Can Your Food Truck Revenue Handle a Loan?
Most food truck owners finance the truck. The question isn't whether you'll take a loan. It's whether your revenue can survive the payment.
A typical food truck loan is $50,000–$100,000 for the truck itself, plus potentially another $10,000–$30,000 for equipment and working capital. Interest rates for food truck financing range from 6% (SBA microloans) to 20%+ (online lenders and equipment financing companies). The rate you get depends on your credit score, time in business, and whether the truck serves as collateral.
Let's run the numbers on a common scenario.
$75,000 truck loan at 10% over 5 years. Monthly payment: $1,593. If your food truck does $12,000/month in revenue (a realistic early-stage number), that payment is 13.3% of revenue. Tight but workable. If your other costs are controlled.

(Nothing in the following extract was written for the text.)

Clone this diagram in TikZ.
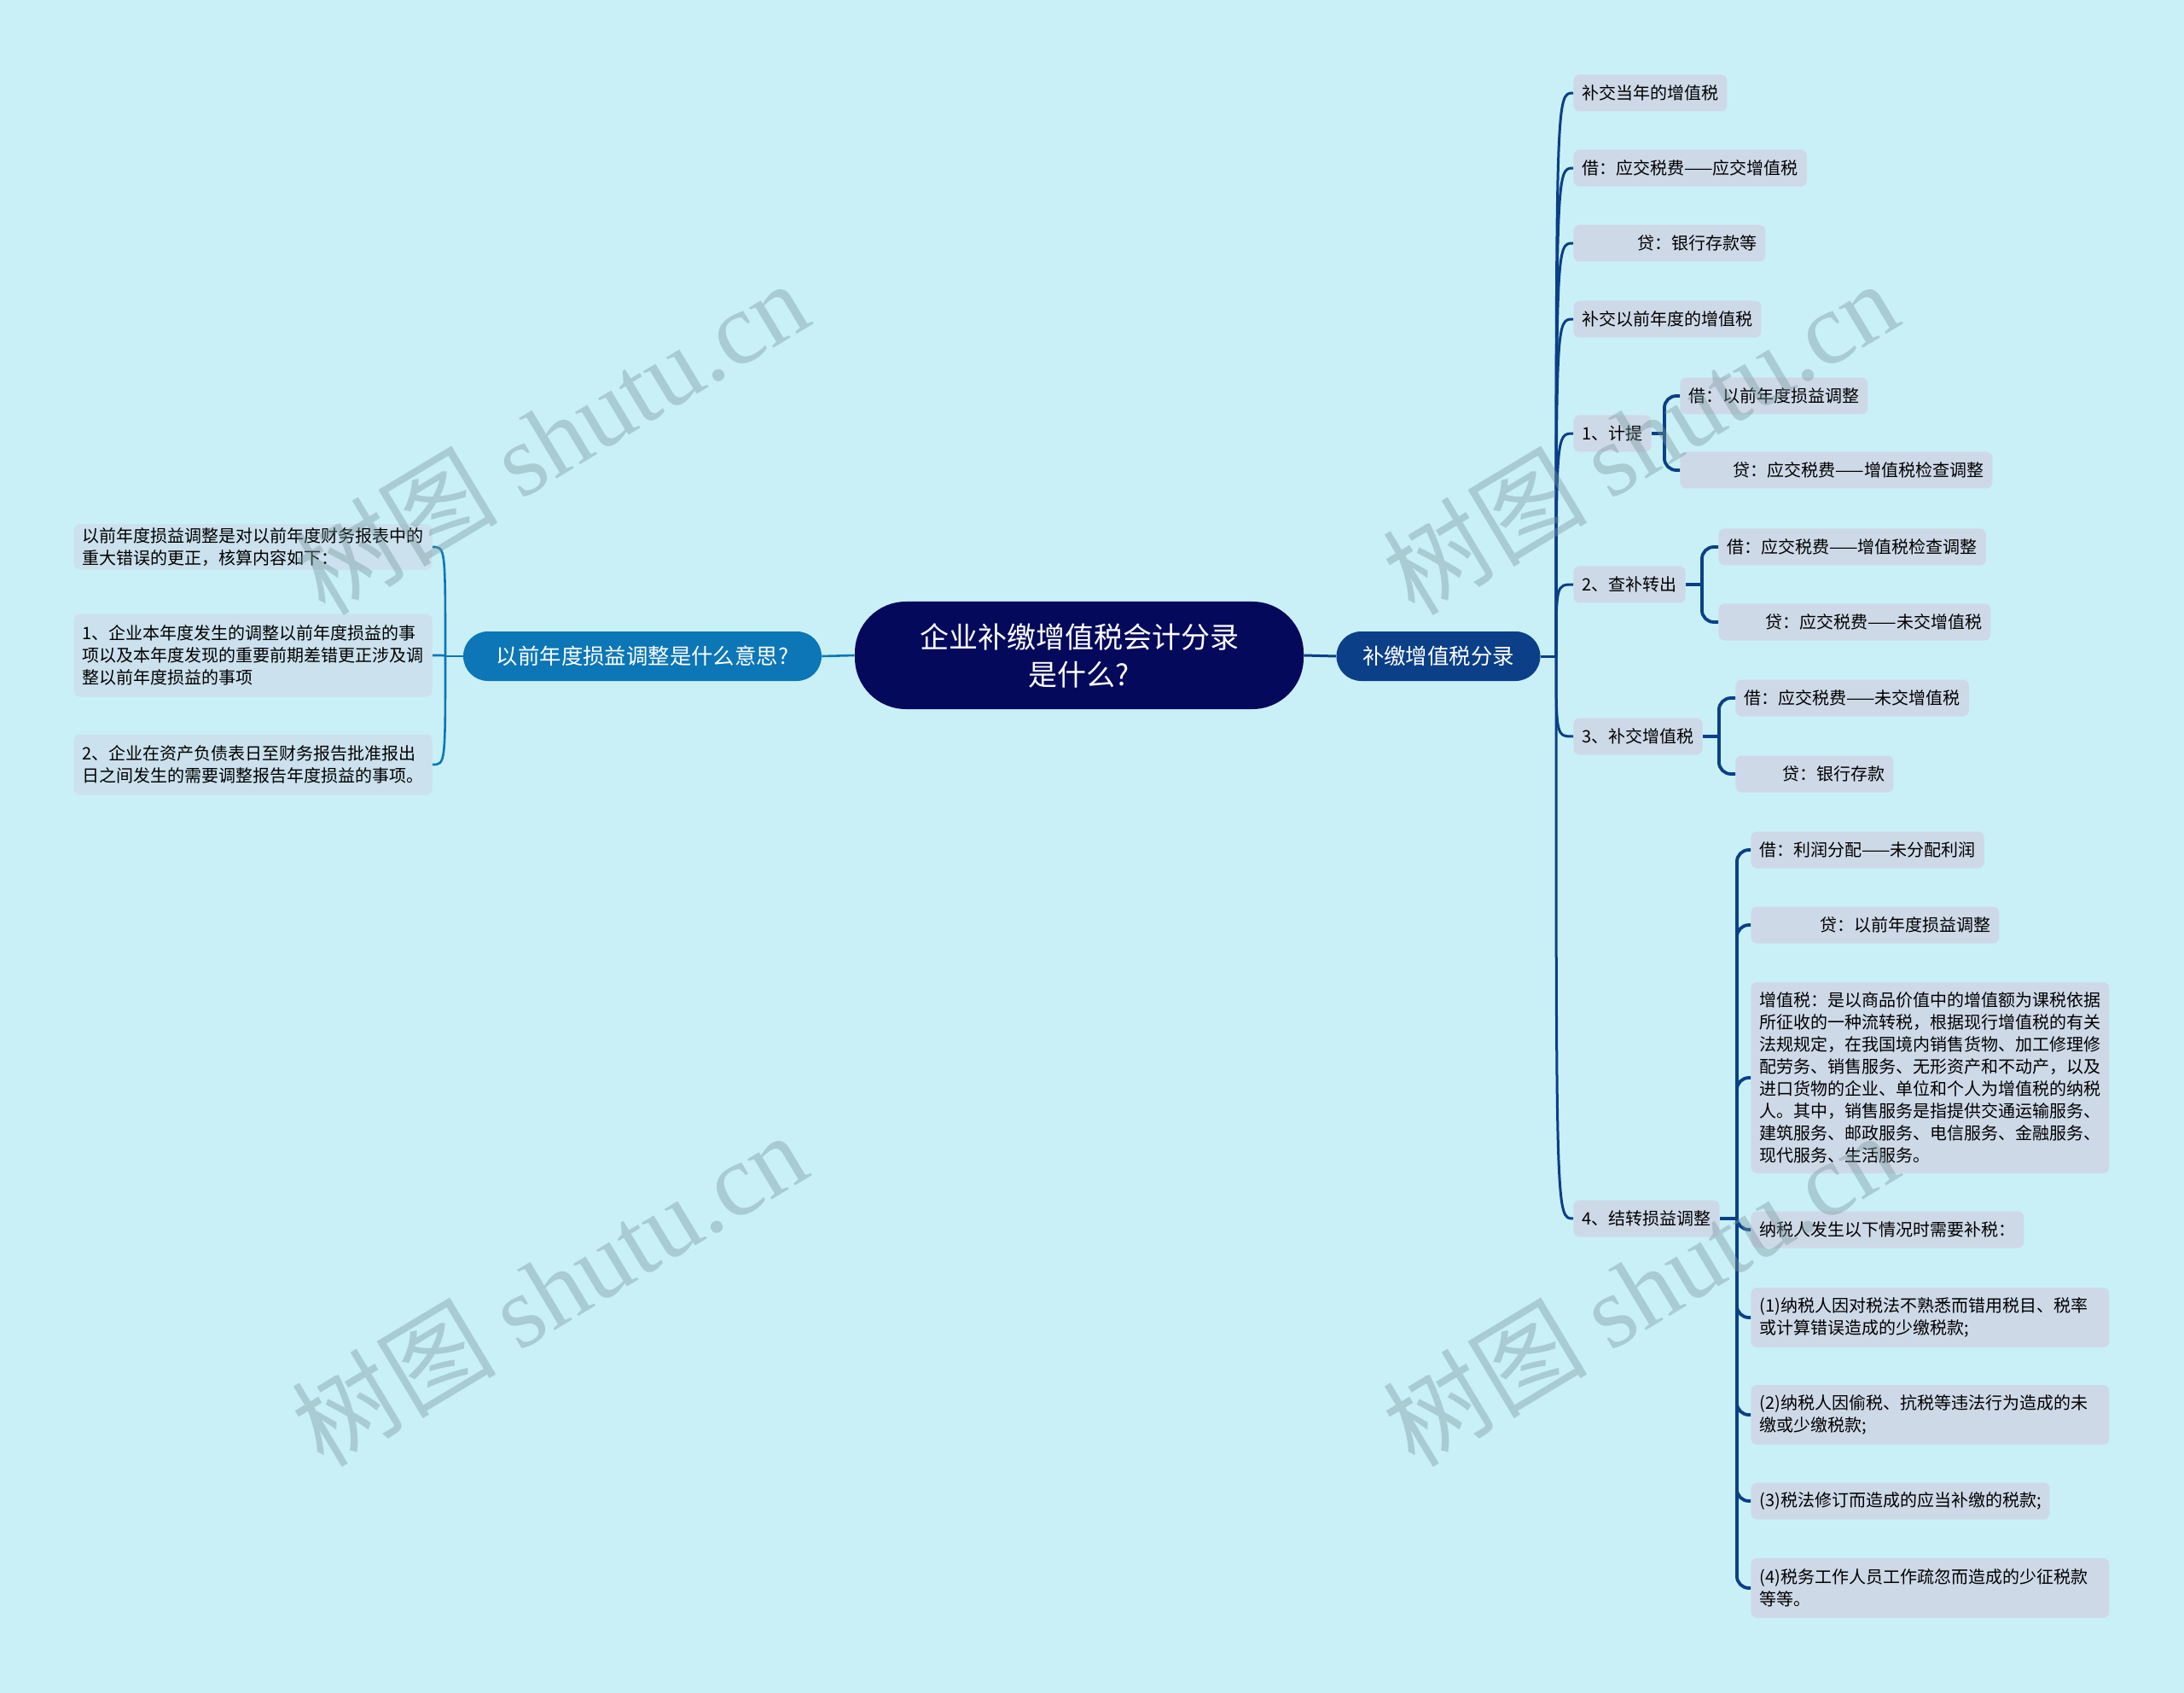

But food truck margins are thin. Food costs eat 28–35% of revenue. Add fuel, commissary rental, permits, insurance, and supplies, and your monthly operating costs before the loan payment are already $6,000–$8,000. On $12,000 revenue, that leaves $4,000–$6,000. A $1,593 loan payment takes a big bite out of what's left.
| Monthly Revenue | Operating Costs | Remaining | Loan Payment | After Payment | Viable? |
|---|---|---|---|---|---|
| $8,000 | $5,500 | $2,500 | $1,593 | $907 | Barely |
| $12,000 | $7,000 | $5,000 | $1,593 | $3,407 | Yes |
| $15,000 | $8,500 | $6,500 | $1,593 | $4,907 | Comfortable |
| $20,000 | $10,500 | $9,500 | $1,593 | $7,907 | Easy |
The danger zone is the first 3–6 months. Most food trucks don't hit $12,000/month immediately. If you're doing $6,000–$8,000 in your first few months while you build a customer base and figure out your best locations, that loan payment can wipe out your remaining cash. This is where food truck businesses fail. Not because the concept is bad, but because the loan payment doesn't wait for revenue to catch up.
SBA microloans are the best option for food trucks. They go up to $50,000 at rates of 6–9%, with terms up to 6 years. The lower rate and longer term reduce the monthly payment significantly. A $50,000 SBA microloan at 7% over 6 years is about $852/month, roughly half the payment of the same amount at 10% over 5 years.
| Loan | Rate | Term | Monthly Payment |
|---|---|---|---|
| $50,000 SBA microloan | 7% | 6 years | $852 |
| $75,000 equipment loan | 10% | 5 years | $1,593 |
| $75,000 online lender | 15% | 4 years | $2,088 |
| $100,000 SBA 7(a) | 8% | 7 years | $1,560 |
Before you sign, stress-test the payment. What if revenue is 30% lower than expected for three months? Can you still make the payment? If the answer is no, either borrow less, find a lower rate, or build more cash reserves before launching.
The Business Loan Calculator Affordability tab shows exactly what percentage of your revenue goes to the payment. The How Much tab works backward: enter your revenue and the maximum percentage you're comfortable allocating, and it tells you the largest loan you should take.
Frequently Asked Questions
Can I get a loan for a food truck?
Yes. SBA microloans (up to $50,000), SBA 7(a) loans, equipment financing, and online lenders all finance food trucks. The truck itself often serves as collateral. Rates range from 6% (SBA) to 20%+ (online lenders) depending on your credit and business history.
How much should my food truck loan payment be?
Under 15% of monthly revenue is the safe target. For a food truck doing $12,000/month, that means a maximum payment of $1,800. Remember to account for thin food truck margins: after food costs, fuel, and operating expenses, the loan payment comes out of what's left.
Should I finance or buy a food truck outright?
If you can buy outright, you eliminate monthly payments and interest costs. But most people can't write a $75,000 check. Financing makes sense if the rate is reasonable (under 12%) and the payment fits within your projected revenue. The key is not overextending: a cheaper used truck with a smaller loan is often smarter than a new truck with a large loan.
What credit score do I need for a food truck loan?
SBA loans typically require 650+. Equipment financing companies may go as low as 580 but charge higher rates. Online lenders vary widely. The higher your score, the better your rate, and on a $75,000 loan, even a 2% rate difference saves $5,000–$8,000 over the loan term.